---- INFORMATION SHOWN

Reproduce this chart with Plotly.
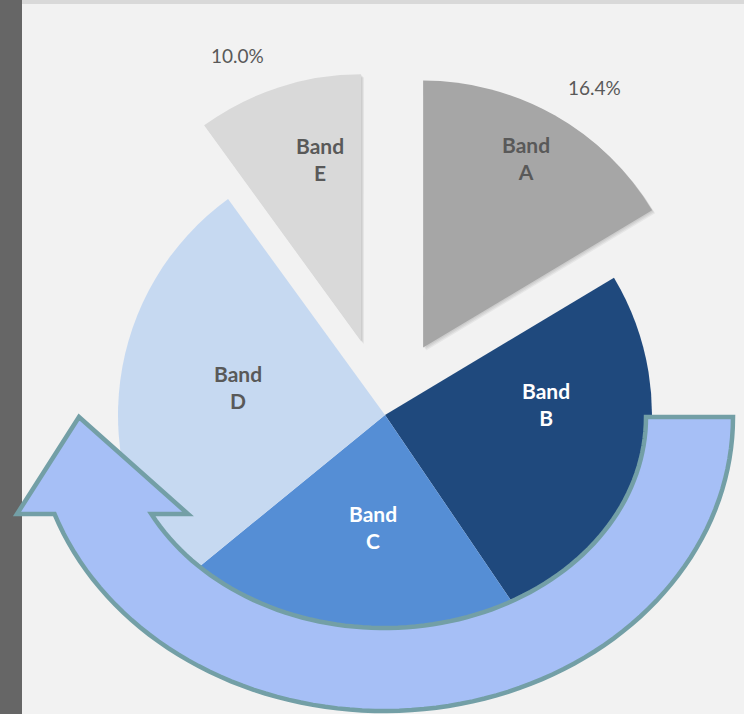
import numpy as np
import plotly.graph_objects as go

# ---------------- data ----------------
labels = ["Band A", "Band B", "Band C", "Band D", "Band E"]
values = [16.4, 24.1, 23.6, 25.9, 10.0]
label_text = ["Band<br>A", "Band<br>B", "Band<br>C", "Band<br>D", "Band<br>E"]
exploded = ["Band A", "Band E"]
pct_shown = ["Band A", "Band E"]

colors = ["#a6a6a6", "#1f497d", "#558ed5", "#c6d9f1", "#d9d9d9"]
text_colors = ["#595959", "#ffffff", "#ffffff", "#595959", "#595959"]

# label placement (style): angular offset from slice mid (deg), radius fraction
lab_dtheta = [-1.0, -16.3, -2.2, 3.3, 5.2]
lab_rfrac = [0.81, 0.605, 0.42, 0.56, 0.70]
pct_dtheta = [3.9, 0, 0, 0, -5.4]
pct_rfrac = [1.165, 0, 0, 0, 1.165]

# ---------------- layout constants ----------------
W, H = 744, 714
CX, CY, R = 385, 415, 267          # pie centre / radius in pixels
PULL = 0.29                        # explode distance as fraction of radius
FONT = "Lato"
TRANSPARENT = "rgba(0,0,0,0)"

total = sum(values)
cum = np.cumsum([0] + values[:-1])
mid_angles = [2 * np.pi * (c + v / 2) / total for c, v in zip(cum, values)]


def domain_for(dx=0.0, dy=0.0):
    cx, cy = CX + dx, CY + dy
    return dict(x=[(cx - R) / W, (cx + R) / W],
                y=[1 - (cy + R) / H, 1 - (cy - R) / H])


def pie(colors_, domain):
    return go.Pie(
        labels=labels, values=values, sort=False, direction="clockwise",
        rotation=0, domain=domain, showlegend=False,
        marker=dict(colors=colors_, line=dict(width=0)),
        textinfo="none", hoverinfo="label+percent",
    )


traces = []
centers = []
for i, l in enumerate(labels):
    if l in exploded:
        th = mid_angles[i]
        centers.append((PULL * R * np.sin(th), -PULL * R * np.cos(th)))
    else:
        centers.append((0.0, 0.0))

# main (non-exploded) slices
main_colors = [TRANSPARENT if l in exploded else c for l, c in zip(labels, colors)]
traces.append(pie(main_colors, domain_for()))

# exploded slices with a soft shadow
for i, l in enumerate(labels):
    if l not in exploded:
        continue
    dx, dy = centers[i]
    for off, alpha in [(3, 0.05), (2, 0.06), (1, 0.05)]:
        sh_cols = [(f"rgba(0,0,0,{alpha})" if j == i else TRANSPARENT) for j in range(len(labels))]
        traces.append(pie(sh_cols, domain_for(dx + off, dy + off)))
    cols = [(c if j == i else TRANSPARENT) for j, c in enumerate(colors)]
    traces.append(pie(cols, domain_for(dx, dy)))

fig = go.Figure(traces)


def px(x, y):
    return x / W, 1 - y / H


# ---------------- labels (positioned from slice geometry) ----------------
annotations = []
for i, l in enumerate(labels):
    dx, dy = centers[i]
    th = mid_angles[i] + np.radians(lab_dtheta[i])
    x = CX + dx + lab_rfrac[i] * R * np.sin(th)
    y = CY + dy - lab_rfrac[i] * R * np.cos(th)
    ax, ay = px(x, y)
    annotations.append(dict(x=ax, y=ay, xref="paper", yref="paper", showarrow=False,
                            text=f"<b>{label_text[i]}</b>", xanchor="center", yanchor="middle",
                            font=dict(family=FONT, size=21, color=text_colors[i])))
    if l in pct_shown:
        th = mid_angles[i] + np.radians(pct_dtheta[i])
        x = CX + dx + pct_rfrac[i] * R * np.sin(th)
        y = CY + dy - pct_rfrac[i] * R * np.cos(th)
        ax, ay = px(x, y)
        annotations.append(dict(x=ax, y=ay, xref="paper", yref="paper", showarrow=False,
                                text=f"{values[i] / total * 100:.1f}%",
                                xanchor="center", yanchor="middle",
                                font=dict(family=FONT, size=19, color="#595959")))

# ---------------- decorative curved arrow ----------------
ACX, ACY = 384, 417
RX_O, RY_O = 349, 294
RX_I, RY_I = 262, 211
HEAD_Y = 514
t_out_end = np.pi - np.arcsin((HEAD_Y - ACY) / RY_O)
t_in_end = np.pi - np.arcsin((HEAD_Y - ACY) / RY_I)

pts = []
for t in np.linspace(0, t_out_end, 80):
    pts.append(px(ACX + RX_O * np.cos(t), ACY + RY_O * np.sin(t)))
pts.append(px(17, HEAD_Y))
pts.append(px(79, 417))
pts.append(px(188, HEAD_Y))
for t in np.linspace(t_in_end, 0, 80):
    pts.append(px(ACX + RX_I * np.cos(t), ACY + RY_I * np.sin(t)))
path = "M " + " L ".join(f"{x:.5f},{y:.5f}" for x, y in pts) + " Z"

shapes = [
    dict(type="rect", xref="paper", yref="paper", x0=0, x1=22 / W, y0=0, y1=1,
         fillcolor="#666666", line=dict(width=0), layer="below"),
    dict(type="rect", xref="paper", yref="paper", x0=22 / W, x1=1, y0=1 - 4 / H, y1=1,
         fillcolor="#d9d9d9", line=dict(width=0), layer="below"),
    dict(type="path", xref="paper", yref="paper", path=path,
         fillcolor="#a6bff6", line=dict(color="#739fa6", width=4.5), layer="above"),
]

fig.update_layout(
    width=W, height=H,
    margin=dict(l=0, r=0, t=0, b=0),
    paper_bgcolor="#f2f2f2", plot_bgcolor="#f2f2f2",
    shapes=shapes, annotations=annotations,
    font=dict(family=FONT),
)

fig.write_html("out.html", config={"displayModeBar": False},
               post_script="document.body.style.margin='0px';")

--------
---- INFORMATION SHOWN

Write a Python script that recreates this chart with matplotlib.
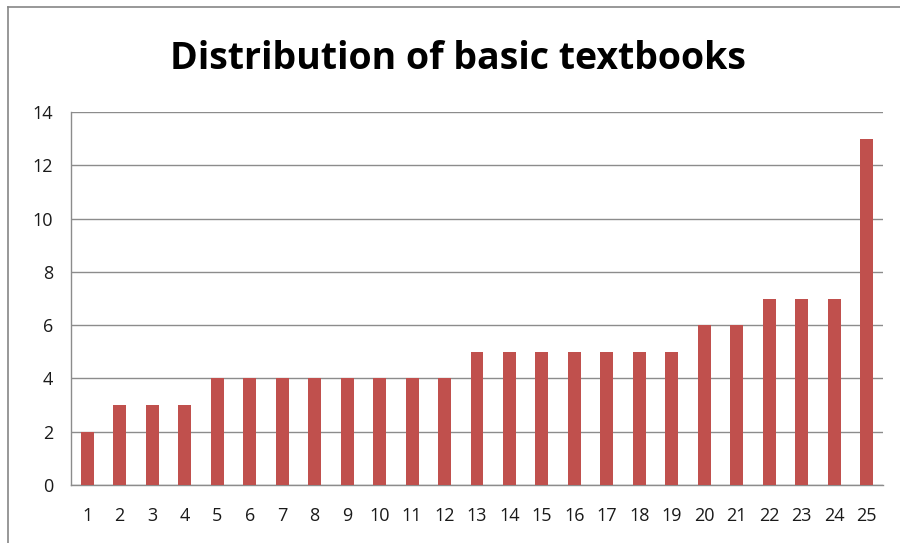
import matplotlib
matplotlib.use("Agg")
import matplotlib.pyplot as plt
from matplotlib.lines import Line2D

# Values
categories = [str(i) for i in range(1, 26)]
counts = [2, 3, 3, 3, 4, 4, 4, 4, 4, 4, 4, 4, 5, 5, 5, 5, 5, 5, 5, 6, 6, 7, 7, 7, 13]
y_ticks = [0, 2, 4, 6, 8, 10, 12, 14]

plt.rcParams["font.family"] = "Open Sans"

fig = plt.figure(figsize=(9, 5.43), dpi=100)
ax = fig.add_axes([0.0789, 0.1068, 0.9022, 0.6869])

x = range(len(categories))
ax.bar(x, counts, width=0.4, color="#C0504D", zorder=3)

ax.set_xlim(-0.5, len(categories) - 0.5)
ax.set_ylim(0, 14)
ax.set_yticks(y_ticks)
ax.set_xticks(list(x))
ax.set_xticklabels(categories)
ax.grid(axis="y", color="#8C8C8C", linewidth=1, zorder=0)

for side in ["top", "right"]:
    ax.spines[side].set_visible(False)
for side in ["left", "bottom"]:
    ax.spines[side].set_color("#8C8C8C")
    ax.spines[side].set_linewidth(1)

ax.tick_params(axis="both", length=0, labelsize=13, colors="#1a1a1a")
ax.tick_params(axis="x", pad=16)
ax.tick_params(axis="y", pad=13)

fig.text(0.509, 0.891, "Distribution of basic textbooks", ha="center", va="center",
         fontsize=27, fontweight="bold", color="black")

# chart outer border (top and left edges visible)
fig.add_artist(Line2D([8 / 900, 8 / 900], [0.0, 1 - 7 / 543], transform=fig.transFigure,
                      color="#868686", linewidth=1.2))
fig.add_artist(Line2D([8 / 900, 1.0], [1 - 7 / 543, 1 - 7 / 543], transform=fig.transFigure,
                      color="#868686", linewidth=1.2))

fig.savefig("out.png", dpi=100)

--------

PROMPT =>
Set down nothing but the lines from the one holding "Reproduce this chart with Plotly." through the one holding "import plotly.graph_objects as go", both included, exactly as they appear; any picture is left out.

OUTPUT FOR THIS EXERCISE =>
Reproduce this chart with Plotly.
import numpy as np
import plotly.graph_objects as go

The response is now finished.